I dreamed about Julie last night. She came back to see me. She looked so beautiful and I got to hug her. It felt so real that I cried in my dream. I was so very happy to see her.
When I woke up I wondered why I had dreamed that she would come back. If I could have her come back, I don’t think I would. I wouldn’t want her to leave the presence of the Lord for anything. Who would want to leave the loveliness of heaven to come here?
The dream made me sad too. I guess because it made the memories so fresh again. I know it’s only been a few months but when your child dies, every day is like a lifetime. The time when they were with you feels like a hundred years ago.
You can’t dwell on the happy years too much because they break your heart. But you can’t forget them either. I never want to forget one moment with Julie. Each one was sparkling jewel, unique and irreplaceable.

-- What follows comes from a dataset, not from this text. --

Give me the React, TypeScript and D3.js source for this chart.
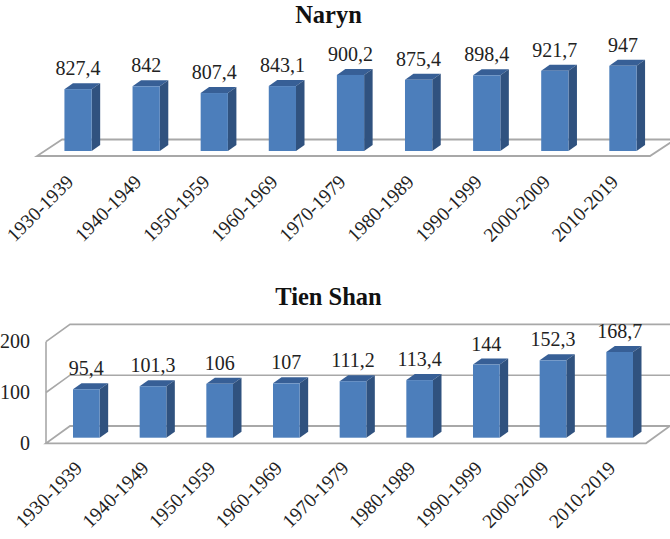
import React from "react";
import * as d3 from "d3";

const decades = ["1930-1939", "1940-1949", "1950-1959", "1960-1969", "1970-1979", "1980-1989", "1990-1999", "2000-2009", "2010-2019"];
const narynValues = [827.4, 842, 807.4, 843.1, 900.2, 875.4, 898.4, 921.7, 947];
const tienShanValues = [95.4, 101.3, 106, 107, 111.2, 113.4, 144, 152.3, 168.7];
const tienShanTicks = [0, 100, 200];

const SERIF = "'Liberation Serif', 'Times New Roman', serif";
const FRONT = "#4c7ebb";
const SIDE = "#30527f";
const TOP = "#375f96";
const GRID = "#a8a8a8";
const comma = (v: number) => String(v).replace(".", ",");

type PanelProps = {
  title: string;
  titleY: number;
  values: number[];
  domain: [number, number];
  pxRange: number;
  x0: number;
  x1: number;
  floorY: number;
  floorDx: number;
  floorDy: number;
  barDx: number;
  barDy: number;
  labelOffset: [number, number];
  ticks?: number[];
};

function Panel({ title, titleY, values, domain, pxRange, x0, x1, floorY, floorDx, floorDy, barDx, barDy, labelOffset, ticks }: PanelProps) {
  const x = d3.scaleBand<string>().domain(decades).range([x0, x1]).paddingInner(0.6).paddingOuter(0.3);
  // Heights are measured from the front edge of the floor.
  const h = d3.scaleLinear().domain(domain).range([0, pxRange]);
  const depthX = 8.5;
  const depthY = 6;
  const barBase = floorY - barDy;
  const w = x.bandwidth();
  const floorPath = d3.line()([
    [x0 + floorDx, floorY - floorDy],
    [x0, floorY],
    [x1, floorY],
    [x1 + floorDx, floorY - floorDy],
  ]);
  return (
    <g>
      <text x={328.5} y={titleY} textAnchor="middle" fontFamily={SERIF} fontWeight="bold" fontSize={24.5} fill="#111">{title}</text>
      {ticks?.map((t) => {
        const yy = floorY - h(t);
        return (
          <g key={t}>
            {t > 0 && (
              <path
                d={d3.line()([[x0, yy], [x0 + floorDx, yy - floorDy], [670, yy - floorDy]]) ?? ""}
                fill="none"
                stroke={GRID}
                strokeWidth={1.6}
              />
            )}
            <text x={30} y={yy + 6.5} textAnchor="end" fontFamily={SERIF} fontSize={20} fill="#222">{t}</text>
          </g>
        );
      })}
      {ticks && (
        <line x1={x0} x2={x0} y1={floorY} y2={floorY - h(ticks[ticks.length - 1])} stroke={GRID} strokeWidth={1.6} />
      )}
      <path d={floorPath + "Z"} fill="#fff" stroke={GRID} strokeWidth={1.8} strokeLinejoin="miter" />
      {values.map((v, i) => {
        const left = (x(decades[i]) ?? 0) + barDx;
        const right = left + w;
        const top = barBase - h(v);
        return (
          <g key={decades[i]}>
            <path d={`M${left},${top}L${left + depthX},${top - depthY}H${right + depthX}L${right},${top}Z`} fill={TOP} />
            <path d={`M${right},${top}L${right + depthX},${top - depthY}V${barBase - depthY}L${right},${barBase}Z`} fill={SIDE} />
            <rect x={left} y={top} width={w} height={barBase - top} fill={FRONT} />
            <text x={left + w / 2} y={top - depthY - 8} textAnchor="middle" fontFamily={SERIF} fontSize={20} fill="#222">{comma(v)}</text>
            <text
              transform={`translate(${left + w / 2 + labelOffset[0]},${floorY + labelOffset[1]}) rotate(-45)`}
              textAnchor="end"
              fontFamily={SERIF}
              fontSize={19.5}
              fill="#222"
            >
              {decades[i]}
            </text>
          </g>
        );
      })}
    </g>
  );
}

export default function App() {
  return (
    <svg width={670} height={539} style={{ position: "absolute", left: 0, top: 0, background: "#fff" }}>
      <Panel
        title="Naryn"
        titleY={23}
        values={narynValues}
        domain={[510, 1000]}
        pxRange={95.5}
        x0={37}
        x1={650}
        floorY={156}
        floorDx={25}
        floorDy={16.5}
        barDx={7}
        barDy={5}
        labelOffset={[-3.5, 27]}
      />
      <Panel
        title="Tien Shan"
        titleY={305}
        values={tienShanValues}
        domain={[0, 200]}
        pxRange={101.6}
        x0={46}
        x1={646}
        floorY={443.3}
        floorDx={24}
        floorDy={17.3}
        barDx={7}
        barDy={5.6}
        labelOffset={[-3, 26]}
        ticks={tienShanTicks}
      />
    </svg>
  );
}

So I thanked my Heavenly Father for the dream. I think it was a sweet kindness from him so that I hold my child in my arms. It was beyond wonderful to get to hug her one more time, even if it was just a dream.
He does that kind of thing all the time. Things that He doesn’t have to do, but He does them because He knows I need them, and because He is infinitely compassionate. They let me know, again, that He is right here with me. They soothe my heart.
When I remember how many times He has comforted me, I am overwhelmed with gratitude. It helps me remember that He is building something through all this. I can’t see what it is, but I know it’s there. I can feel it just like I can feel His presence.
It helps me choose Him again, each moment. “Yes, I will stay with you, Lord. Not because you do kind things for me, but because you stay with me, because you are faithful. Because you loved me before I loved you.”
Whether I see the finished product of what He is building, now or ever, is secondary. The important thing is to stay with Him, as near to Him as I can get. Whatever comes of this is His work, not mine. My place is with my Lord who loves me, now and always.